### Problem description
Your task is to retype, word for word, the lines from the start of the data through the line holding "SHADOW_OPACITY = 0.05". Do not include the pictures.

### Given information
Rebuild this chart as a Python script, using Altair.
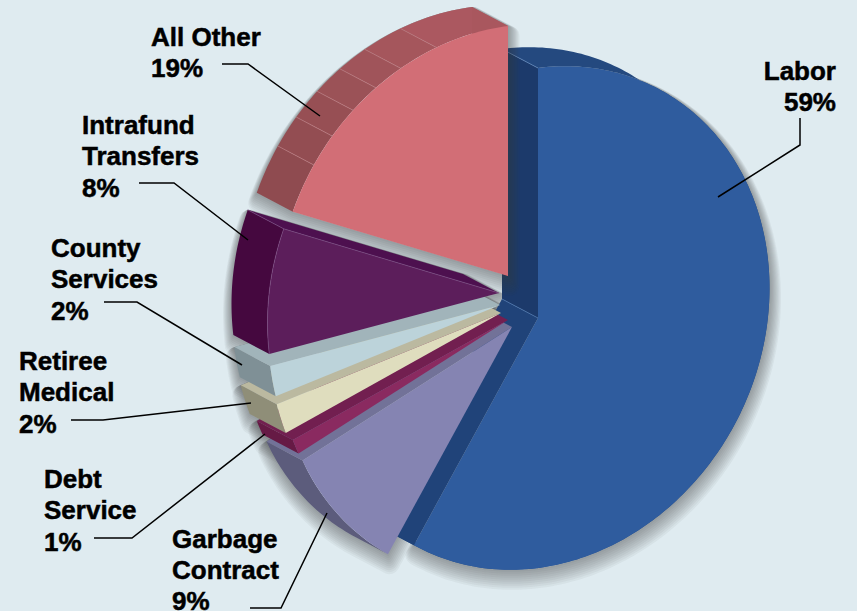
import math
import altair as alt
import pandas as pd

# Budget shares, in the order they run clockwise from twelve o'clock
NAMES = ["Labor", "Garbage Contract", "Debt Service", "Retiree Medical",
         "County Services", "Intrafund Transfers", "All Other"]
SHARES = [59, 9, 1, 2, 2, 8, 19]

# Slice styling: front face, outer wall, upper cut wall
FRONT = ["#2f5c9e", "#8584b2", "#8a2a60", "#dfddbe", "#bcd3da", "#5c1e5b", "#d26e76"]
OUTER = ["#24497f", "#5c5c7c", "#661a45", "#8f8e78", "#7f9096", "#45083f", "#9b5358"]
UPPER = ["#1c3a6b", "#727298", "#721f50", "#bbb9a0", "#a1b4ba", "#4d104f", "#a9575e"]
LABOR_LOWER_WALL = "#204379"

# Where each slice's tip sits after being pulled out of the pie
TIP_X = [538, 512, 508, 501, 500, 499, 508]
TIP_Y = [318, 327, 320, 313, 305, 293, 276]

# View of the tilted pie: semi-axes, skew and extrusion depth
RX, RY, SKEW = 231.5, 250, -30
DEPTH_X, DEPTH_Y = -36, -19

# Soft drop shadow built from widening, slowly shifting strokes
SHADOW_REACH = list(range(1, 11))
SHADOW_SHIFT_X, SHADOW_SHIFT_Y = 0.15, 1.0
SHADOW_COLOR = "#3a3d3c"
SHADOW_OPACITY = 0.05

# Facets along the outer wall of the "All Other" slice (degrees clockwise from top)
FACET_ANGLES = [291.6, 303, 310.6, 318, 325.2, 332.4, 342, 360]
FACET_COLORS = ["#8f4b50", "#934d52", "#974f54", "#9b5257", "#a0545a", "#a5565c", "#ab5860"]

LABEL_X = [836, 172, 44, 19, 51, 82, 151]
LABEL_Y = [80, 547.5, 488, 370, 257, 134, 46]
LABEL_LINES = [["Labor", "59%"], ["Garbage", "Contract", "9%"], ["Debt", "Service", "1%"],
               ["Retiree", "Medical", "2%"], ["County", "Services", "2%"],
               ["Intrafund", "Transfers", "8%"], ["All Other", "19%"]]
LINE_STEP = 31.4

LEADERS = [
    [(800, 118), (800, 145), (718, 197)],
    [(250, 608), (281, 608), (327, 513)],
    [(94, 538), (132, 538), (265, 434)],
    [(71, 420), (103, 420), (251, 403)],
    [(104, 302), (137, 302), (242, 365)],
    [(139, 183), (174, 183), (248, 240)],
    [(222, 64), (248, 64), (320, 116)],
]

BG = "#dfebf0"
W, H = 857, 611

xs = alt.X("x:Q", scale=alt.Scale(domain=[0, W], range=[0, W]), axis=None)
ys = alt.Y("y:Q", scale=alt.Scale(domain=[0, H], range=[0, H]), axis=None)


def rim(tip, deg):
    """Point on a slice's rim at a given angle clockwise from the top."""
    t = math.radians(deg)
    return (tip[0] + RX * math.sin(t), tip[1] - RY * math.cos(t) + SKEW * math.sin(t))


def arc(tip, a, b):
    steps = max(2, int(abs(b - a)))
    return [rim(tip, a + (b - a) * k / steps) for k in range(steps + 1)]


def back(points):
    return [(x + DEPTH_X, y + DEPTH_Y) for x, y in points]


def frame(points, group=0):
    return pd.DataFrame({"x": [p[0] for p in points], "y": [p[1] for p in points],
                         "i": range(len(points)), "g": group})


def polygon(points, color):
    return alt.Chart(frame(points)).mark_line(
        fill=color, strokeWidth=0, interpolate="linear-closed"
    ).encode(x=xs, y=ys, order=alt.Order("i:Q"))


def stroke(points, color, width=0.8, opacity=1.0):
    return alt.Chart(frame(points)).mark_line(
        color=color, strokeWidth=width, opacity=opacity
    ).encode(x=xs, y=ys, order=alt.Order("i:Q"))


def hull(points):
    pts = sorted(set(points))

    def half(seq):
        out = []
        for p in seq:
            while len(out) >= 2 and ((out[-1][0] - out[-2][0]) * (p[1] - out[-2][1])
                                     - (out[-1][1] - out[-2][1]) * (p[0] - out[-2][0])) <= 0:
                out.pop()
            out.append(p)
        return out[:-1]

    return half(pts) + half(pts[::-1])


def shadows(outlines):
    result = []
    for reach in SHADOW_REACH:
        dx, dy = reach * SHADOW_SHIFT_X, reach * SHADOW_SHIFT_Y
        data = pd.concat([frame([(x + dx, y + dy) for x, y in pts], n)
                          for n, pts in enumerate(outlines)])
        result.append(alt.Chart(data).mark_line(
            color=SHADOW_COLOR, strokeOpacity=SHADOW_OPACITY, strokeWidth=reach * 2,
            strokeJoin="round", interpolate="linear-closed"
        ).encode(x=xs, y=ys, order=alt.Order("i:Q"), detail="g:N"))
    return result


# Slice angle ranges follow directly from the shares
edges = [0]
for share in SHARES:
    edges.append(edges[-1] + share * 3.6)

tips = list(zip(TIP_X, TIP_Y))
sector = [[tips[k]] + arc(tips[k], edges[k], edges[k + 1]) for k in range(len(SHARES))]
outlines = [hull(sector[k] + back(sector[k])) for k in range(1, len(SHARES))]

layers = []
layers += shadows([sector[0]] + outlines[:-1])

# Labor: back rim, both cut walls, front face
labor_rim = arc(tips[0], edges[0], edges[1])
layers.append(polygon(labor_rim + back(labor_rim)[::-1], OUTER[0]))
top_edge = [tips[0], rim(tips[0], 0)]
layers.append(polygon(top_edge + back(top_edge)[::-1], UPPER[0]))
low_edge = [tips[0], rim(tips[0], edges[1])]
layers.append(polygon(low_edge + back(low_edge)[::-1], LABOR_LOWER_WALL))
layers.append(polygon(sector[0], FRONT[0]))
layers.append(stroke([rim(tips[0], 0), back([rim(tips[0], 0)])[0]], "#5f86ba"))
layers.append(stroke([tips[0], back([tips[0]])[0]], "#4a73ab"))

layers += shadows([outlines[-1]])

# Remaining slices, painted from the bottom of the stack upward
for k in range(1, len(SHARES)):
    tip = tips[k]
    lo, hi = edges[k], edges[k + 1]
    if NAMES[k] == "All Other":
        for f, color in enumerate(FACET_COLORS):
            band = arc(tip, FACET_ANGLES[f], FACET_ANGLES[f + 1])
            layers.append(polygon(band + back(band)[::-1], color))
    else:
        band = arc(tip, lo, hi)
        layers.append(polygon(band + back(band)[::-1], OUTER[k]))
    upper = [tip, rim(tip, hi)]
    layers.append(polygon(upper + back(upper)[::-1], UPPER[k]))
    layers.append(polygon(sector[k], FRONT[k]))
    if NAMES[k] == "All Other":
        for angle in FACET_ANGLES[1:-1]:
            p = rim(tip, angle)
            layers.append(stroke([p, back([p])[0]], "#bb7a80", 0.7))
    if NAMES[k] == "Intrafund Transfers":
        layers.append(stroke([tip, rim(tip, hi), back([rim(tip, hi)])[0]], "#7d4d85", 0.7))
        layers.append(stroke(arc(tip, lo, hi), "#7d4d85", 0.6))

# Leader lines
for path in LEADERS:
    layers.append(stroke(path, "#000000", 1.5))

# Labels, one mark per line of text
rows = []
for k, lines in enumerate(LABEL_LINES):
    for n, line in enumerate(lines):
        rows.append({"x": LABEL_X[k], "y": LABEL_Y[k] + n * LINE_STEP, "t": line,
                     "right": NAMES[k] == "Labor"})
labels = pd.DataFrame(rows)
text_style = dict(font="Liberation Sans", fontWeight="bold", fontSize=26,
                  baseline="alphabetic", color="#000000", stroke="#000000", strokeWidth=0.5)
layers.append(alt.Chart(labels[~labels.right]).mark_text(align="left", **text_style)
              .encode(x=xs, y=ys, text="t:N"))
layers.append(alt.Chart(labels[labels.right]).mark_text(align="right", **text_style)
              .encode(x=xs, y=ys, text="t:N"))

chart = alt.layer(*layers).properties(
    width=W, height=H, background=BG, padding=0,
    autosize=alt.AutoSizeParams(type="none")
).configure_view(stroke=None)

chart.save("out.html", embed_options={"renderer": "svg", "actions": False})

### Result below
Rebuild this chart as a Python script, using Altair.
import math
import altair as alt
import pandas as pd

# Budget shares, in the order they run clockwise from twelve o'clock
NAMES = ["Labor", "Garbage Contract", "Debt Service", "Retiree Medical",
         "County Services", "Intrafund Transfers", "All Other"]
SHARES = [59, 9, 1, 2, 2, 8, 19]

# Slice styling: front face, outer wall, upper cut wall
FRONT = ["#2f5c9e", "#8584b2", "#8a2a60", "#dfddbe", "#bcd3da", "#5c1e5b", "#d26e76"]
OUTER = ["#24497f", "#5c5c7c", "#661a45", "#8f8e78", "#7f9096", "#45083f", "#9b5358"]
UPPER = ["#1c3a6b", "#727298", "#721f50", "#bbb9a0", "#a1b4ba", "#4d104f", "#a9575e"]
LABOR_LOWER_WALL = "#204379"

# Where each slice's tip sits after being pulled out of the pie
TIP_X = [538, 512, 508, 501, 500, 499, 508]
TIP_Y = [318, 327, 320, 313, 305, 293, 276]

# View of the tilted pie: semi-axes, skew and extrusion depth
RX, RY, SKEW = 231.5, 250, -30
DEPTH_X, DEPTH_Y = -36, -19

# Soft drop shadow built from widening, slowly shifting strokes
SHADOW_REACH = list(range(1, 11))
SHADOW_SHIFT_X, SHADOW_SHIFT_Y = 0.15, 1.0
SHADOW_COLOR = "#3a3d3c"
SHADOW_OPACITY = 0.05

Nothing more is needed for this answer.